▸ **Given instruction**: Reproduce all of the data below without alteration; exclude every picture.
— Begin Data excerpt —
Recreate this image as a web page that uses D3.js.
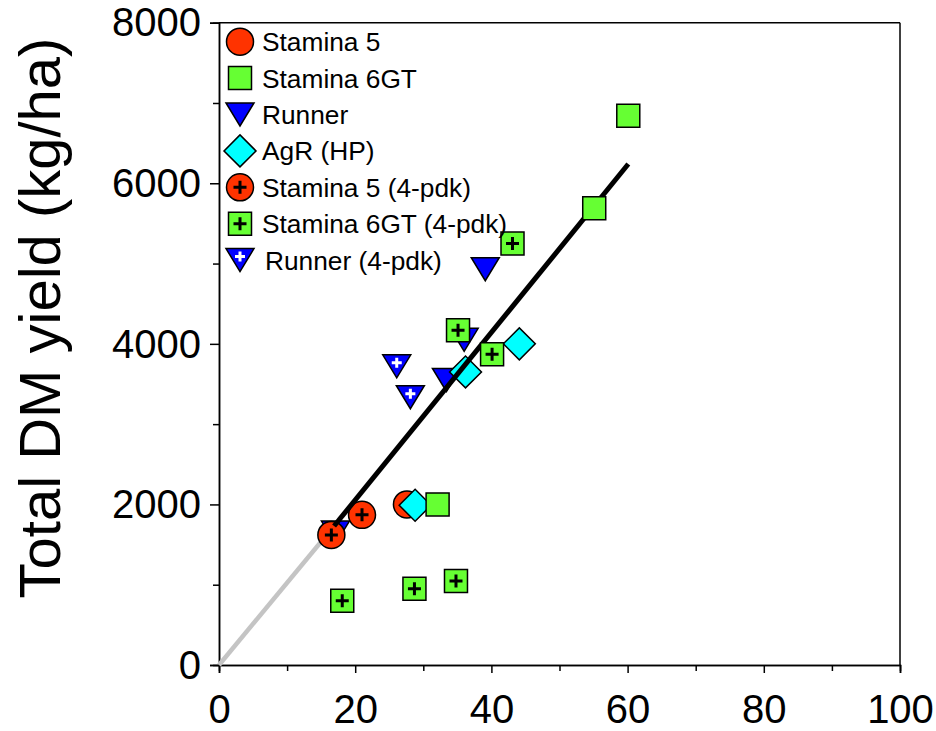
<!DOCTYPE html>
<html>
<head>
<meta charset="utf-8">
<script src="https://cdn.jsdelivr.net/npm/d3@7"></script>
<style>
  body { margin: 0; background: white; }
  text { font-family: "Liberation Sans", Arial, sans-serif; fill: black; }
</style>
</head>
<body>
<div id="container"></div>
<script>
// series values (x, total DM yield)
const stamina5X = [27.6]
const stamina5Y = [2000]
const stamina6X = [60.1, 55.1, 32.1]
const stamina6Y = [6840, 5690, 2000]
const runnerX = [17.1, 33.4, 39.1]
const runnerY = [1650, 3550, 4930]
const agrX = [44.1, 36.2, 28.8]
const agrY = [4000, 3650, 1990]
const stamina5pX = [16.5, 21.0]
const stamina5pY = [1620, 1870]
const stamina6pX = [43.1, 35.1, 40.1, 18.1, 28.7, 34.8]
const stamina6pY = [5250, 4170, 3870, 800, 950, 1045]
const runnerpX = [26.1, 28.1, 36.0]
const runnerpY = [3720, 3335, 4050]

// regression line
const fitX = [16.9, 60.1]
const fitY = [1731, 6240]
const extX = [0, 16.9]
const extY = [0, 1731]

const legendLabels = ['Stamina 5', 'Stamina 6GT', 'Runner', 'AgR (HP)', 'Stamina 5 (4-pdk)', 'Stamina 6GT (4-pdk)', 'Runner (4-pdk)']
const xTicks = [0, 20, 40, 60, 80, 100]
const xMinor = [10, 30, 50, 70, 90]
const yTicks = [0, 2000, 4000, 6000, 8000]
const yMinor = [1000, 3000, 5000, 7000]
const yTitle = 'Total DM yield (kg/ha)'

const w = 936
const h = 731
const plotLeft = 219, plotRight = 900, plotTop = 22.7, plotBottom = 665

const svg = d3.select('#container')
  .append('svg')
    .attr('width', w)
    .attr('height', h)

const scaleX = d3.scaleLinear().domain([0, 100]).range([plotLeft, plotRight])
const scaleY = d3.scaleLinear().domain([0, 8000]).range([plotBottom, plotTop])

const zip = (xs, ys) => xs.map((x, i) => [x, ys[i]])

// marker shapes
const circlePath = d3.symbol(d3.symbolCircle, Math.PI * 13.5 * 13.5)()
const squarePath = d3.symbol(d3.symbolSquare, 23 * 23)()
const diamondPath = d3.symbol(d3.symbolSquare, 22.6 * 22.6)()
const trianglePath = 'M-14,-11.5L14,-11.5L0,11.5Z'
const plusPath = 'M-6.5,0H6.5M0,-6.5V6.5'
const smallPlus = 'M-5,0H5M0,-5V5'

const drawMarker = (g, kind) => {
  if (kind === 'circle' || kind === 'circlePlus') {
    g.append('path').attr('d', circlePath).attr('fill', '#ff3300')
  } else if (kind === 'square' || kind === 'squarePlus') {
    g.append('path').attr('d', squarePath).attr('fill', '#66ff33')
  } else if (kind === 'triangle' || kind === 'trianglePlus') {
    g.append('path').attr('d', trianglePath).attr('fill', '#0000ff')
  } else if (kind === 'diamond') {
    g.append('path').attr('d', diamondPath).attr('transform', 'rotate(45)').attr('fill', '#00ffff')
  }
  g.select('path').attr('stroke', 'black').attr('stroke-width', 1.5)
  if (kind === 'circlePlus' || kind === 'squarePlus') {
    g.append('path').attr('d', plusPath).attr('stroke', 'black').attr('stroke-width', 3)
  }
  if (kind === 'trianglePlus') {
    g.append('path').attr('d', smallPlus).attr('transform', 'translate(0,-3.5)')
      .attr('stroke', 'white').attr('stroke-width', 3)
  }
}

const drawSeries = (xs, ys, kind) => {
  svg.append('g').selectAll('g')
    .data(zip(xs, ys))
    .enter()
    .append('g')
      .attr('transform', d => `translate(${scaleX(d[0])},${scaleY(d[1])})`)
      .each(function () { drawMarker(d3.select(this), kind) })
}

// axes
const axisY = d3.axisLeft(scaleY).tickValues(yTicks).tickSize(9).tickPadding(9).tickFormat(d3.format('d'))
const axisYMinor = d3.axisLeft(scaleY).tickValues(yMinor).tickSize(6).tickFormat('')
const axisX = d3.axisBottom(scaleX).tickValues(xTicks).tickSize(8).tickPadding(22).tickFormat(d3.format('d'))
const axisXMinor = d3.axisBottom(scaleX).tickValues(xMinor).tickSize(6).tickFormat('')

const styleAxis = sel => {
  sel.selectAll('path, line').attr('stroke', 'black').attr('stroke-width', 1.5)
  sel.selectAll('text').style('font-size', '40px').style('font-family', '"Liberation Sans", Arial, sans-serif').attr('fill', 'black')
}

svg.append('g').attr('transform', `translate(${plotLeft},0)`).call(axisY).call(styleAxis)
  .call(g => g.selectAll('text').attr('dy', '0.33em'))
svg.append('g').attr('transform', `translate(${plotLeft},0)`).call(axisYMinor).call(styleAxis)
svg.append('g').attr('transform', `translate(0,${plotBottom})`).call(axisX).call(styleAxis)
  .call(g => g.selectAll('text').attr('dy', '0.71em'))
svg.append('g').attr('transform', `translate(0,${plotBottom})`).call(axisXMinor).call(styleAxis)

// frame top and right
svg.append('line').attr('x1', plotLeft).attr('x2', plotRight).attr('y1', plotTop).attr('y2', plotTop)
  .attr('stroke', 'black').attr('stroke-width', 1.5)
svg.append('line').attr('x1', plotRight).attr('x2', plotRight).attr('y1', plotTop).attr('y2', plotBottom)
  .attr('stroke', 'black').attr('stroke-width', 1.5)

const line = d3.line().x(d => scaleX(d[0])).y(d => scaleY(d[1]))

// grey extension goes under the markers
svg.append('path').datum(zip(extX, extY)).attr('d', line)
  .attr('fill', 'none').attr('stroke', '#c4c4c4').attr('stroke-width', 4.5)

drawSeries(stamina5X, stamina5Y, 'circle')
drawSeries(runnerX, runnerY, 'triangle')
drawSeries(agrX, agrY, 'diamond')
drawSeries(stamina5pX, stamina5pY, 'circlePlus')
drawSeries(runnerpX, runnerpY, 'trianglePlus')

svg.append('path').datum(zip(fitX, fitY)).attr('d', line)
  .attr('fill', 'none').attr('stroke', 'black').attr('stroke-width', 5)

drawSeries(stamina6X, stamina6Y, 'square')
drawSeries(stamina6pX, stamina6pY, 'squarePlus')

// legend
const legendKinds = ['circle', 'square', 'triangle', 'diamond', 'circlePlus', 'squarePlus', 'trianglePlus']
const legend = svg.append('g')
legendLabels.forEach((label, i) => {
  const cy = 41.7 + i * 36.4
  const g = legend.append('g').attr('transform', `translate(240,${cy})`)
  drawMarker(g, legendKinds[i])
  legend.append('text')
    .attr('x', i === 6 ? 265 : 262)
    .attr('y', cy + 9.5)
    .style('font-size', '26.3px')
    .text(label)
})

// y title
svg.append('text')
  .attr('transform', 'translate(60,318) rotate(-90)')
  .attr('text-anchor', 'middle')
  .style('font-size', '58px')
  .text(yTitle)
</script>
</body>
</html>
— End Data excerpt —
▸ **Reply**:
Recreate this image as a web page that uses D3.js.
<!DOCTYPE html>
<html>
<head>
<meta charset="utf-8">
<script src="https://cdn.jsdelivr.net/npm/d3@7"></script>
<style>
  body { margin: 0; background: white; }
  text { font-family: "Liberation Sans", Arial, sans-serif; fill: black; }
</style>
</head>
<body>
<div id="container"></div>
<script>
// series values (x, total DM yield)
const stamina5X = [27.6]
const stamina5Y = [2000]
const stamina6X = [60.1, 55.1, 32.1]
const stamina6Y = [6840, 5690, 2000]
const runnerX = [17.1, 33.4, 39.1]
const runnerY = [1650, 3550, 4930]
const agrX = [44.1, 36.2, 28.8]
const agrY = [4000, 3650, 1990]
const stamina5pX = [16.5, 21.0]
const stamina5pY = [1620, 1870]
const stamina6pX = [43.1, 35.1, 40.1, 18.1, 28.7, 34.8]
const stamina6pY = [5250, 4170, 3870, 800, 950, 1045]
const runnerpX = [26.1, 28.1, 36.0]
const runnerpY = [3720, 3335, 4050]

// regression line
const fitX = [16.9, 60.1]
const fitY = [1731, 6240]
const extX = [0, 16.9]
const extY = [0, 1731]

const legendLabels = ['Stamina 5', 'Stamina 6GT', 'Runner', 'AgR (HP)', 'Stamina 5 (4-pdk)', 'Stamina 6GT (4-pdk)', 'Runner (4-pdk)']
const xTicks = [0, 20, 40, 60, 80, 100]
const xMinor = [10, 30, 50, 70, 90]
const yTicks = [0, 2000, 4000, 6000, 8000]
const yMinor = [1000, 3000, 5000, 7000]
const yTitle = 'Total DM yield (kg/ha)'

const w = 936
const h = 731
const plotLeft = 219, plotRight = 900, plotTop = 22.7, plotBottom = 665

const svg = d3.select('#container')
  .append('svg')
    .attr('width', w)
    .attr('height', h)

const scaleX = d3.scaleLinear().domain([0, 100]).range([plotLeft, plotRight])
const scaleY = d3.scaleLinear().domain([0, 8000]).range([plotBottom, plotTop])

const zip = (xs, ys) => xs.map((x, i) => [x, ys[i]])

// marker shapes
const circlePath = d3.symbol(d3.symbolCircle, Math.PI * 13.5 * 13.5)()
const squarePath = d3.symbol(d3.symbolSquare, 23 * 23)()
const diamondPath = d3.symbol(d3.symbolSquare, 22.6 * 22.6)()
const trianglePath = 'M-14,-11.5L14,-11.5L0,11.5Z'
const plusPath = 'M-6.5,0H6.5M0,-6.5V6.5'
const smallPlus = 'M-5,0H5M0,-5V5'

const drawMarker = (g, kind) => {
  if (kind === 'circle' || kind === 'circlePlus') {
    g.append('path').attr('d', circlePath).attr('fill', '#ff3300')
  } else if (kind === 'square' || kind === 'squarePlus') {
    g.append('path').attr('d', squarePath).attr('fill', '#66ff33')
  } else if (kind === 'triangle' || kind === 'trianglePlus') {
    g.append('path').attr('d', trianglePath).attr('fill', '#0000ff')
  } else if (kind === 'diamond') {
    g.append('path').attr('d', diamondPath).attr('transform', 'rotate(45)').attr('fill', '#00ffff')
  }
  g.select('path').attr('stroke', 'black').attr('stroke-width', 1.5)
  if (kind === 'circlePlus' || kind === 'squarePlus') {
    g.append('path').attr('d', plusPath).attr('stroke', 'black').attr('stroke-width', 3)
  }
  if (kind === 'trianglePlus') {
    g.append('path').attr('d', smallPlus).attr('transform', 'translate(0,-3.5)')
      .attr('stroke', 'white').attr('stroke-width', 3)
  }
}

const drawSeries = (xs, ys, kind) => {
  svg.append('g').selectAll('g')
    .data(zip(xs, ys))
    .enter()
    .append('g')
      .attr('transform', d => `translate(${scaleX(d[0])},${scaleY(d[1])})`)
      .each(function () { drawMarker(d3.select(this), kind) })
}

// axes
const axisY = d3.axisLeft(scaleY).tickValues(yTicks).tickSize(9).tickPadding(9).tickFormat(d3.format('d'))
const axisYMinor = d3.axisLeft(scaleY).tickValues(yMinor).tickSize(6).tickFormat('')
const axisX = d3.axisBottom(scaleX).tickValues(xTicks).tickSize(8).tickPadding(22).tickFormat(d3.format('d'))
const axisXMinor = d3.axisBottom(scaleX).tickValues(xMinor).tickSize(6).tickFormat('')

const styleAxis = sel => {
  sel.selectAll('path, line').attr('stroke', 'black').attr('stroke-width', 1.5)
  sel.selectAll('text').style('font-size', '40px').style('font-family', '"Liberation Sans", Arial, sans-serif').attr('fill', 'black')
}

svg.append('g').attr('transform', `translate(${plotLeft},0)`).call(axisY).call(styleAxis)
  .call(g => g.selectAll('text').attr('dy', '0.33em'))
svg.append('g').attr('transform', `translate(${plotLeft},0)`).call(axisYMinor).call(styleAxis)
svg.append('g').attr('transform', `translate(0,${plotBottom})`).call(axisX).call(styleAxis)
  .call(g => g.selectAll('text').attr('dy', '0.71em'))
svg.append('g').attr('transform', `translate(0,${plotBottom})`).call(axisXMinor).call(styleAxis)

// frame top and right
svg.append('line').attr('x1', plotLeft).attr('x2', plotRight).attr('y1', plotTop).attr('y2', plotTop)
  .attr('stroke', 'black').attr('stroke-width', 1.5)
svg.append('line').attr('x1', plotRight).attr('x2', plotRight).attr('y1', plotTop).attr('y2', plotBottom)
  .attr('stroke', 'black').attr('stroke-width', 1.5)

const line = d3.line().x(d => scaleX(d[0])).y(d => scaleY(d[1]))

// grey extension goes under the markers
svg.append('path').datum(zip(extX, extY)).attr('d', line)
  .attr('fill', 'none').attr('stroke', '#c4c4c4').attr('stroke-width', 4.5)

drawSeries(stamina5X, stamina5Y, 'circle')
drawSeries(runnerX, runnerY, 'triangle')
drawSeries(agrX, agrY, 'diamond')
drawSeries(stamina5pX, stamina5pY, 'circlePlus')
drawSeries(runnerpX, runnerpY, 'trianglePlus')

svg.append('path').datum(zip(fitX, fitY)).attr('d', line)
  .attr('fill', 'none').attr('stroke', 'black').attr('stroke-width', 5)

drawSeries(stamina6X, stamina6Y, 'square')
drawSeries(stamina6pX, stamina6pY, 'squarePlus')

// legend
const legendKinds = ['circle', 'square', 'triangle', 'diamond', 'circlePlus', 'squarePlus', 'trianglePlus']
const legend = svg.append('g')
legendLabels.forEach((label, i) => {
  const cy = 41.7 + i * 36.4
  const g = legend.append('g').attr('transform', `translate(240,${cy})`)
  drawMarker(g, legendKinds[i])
  legend.append('text')
    .attr('x', i === 6 ? 265 : 262)
    .attr('y', cy + 9.5)
    .style('font-size', '26.3px')
    .text(label)
})

// y title
svg.append('text')
  .attr('transform', 'translate(60,318) rotate(-90)')
  .attr('text-anchor', 'middle')
  .style('font-size', '58px')
  .text(yTitle)
</script>
</body>
</html>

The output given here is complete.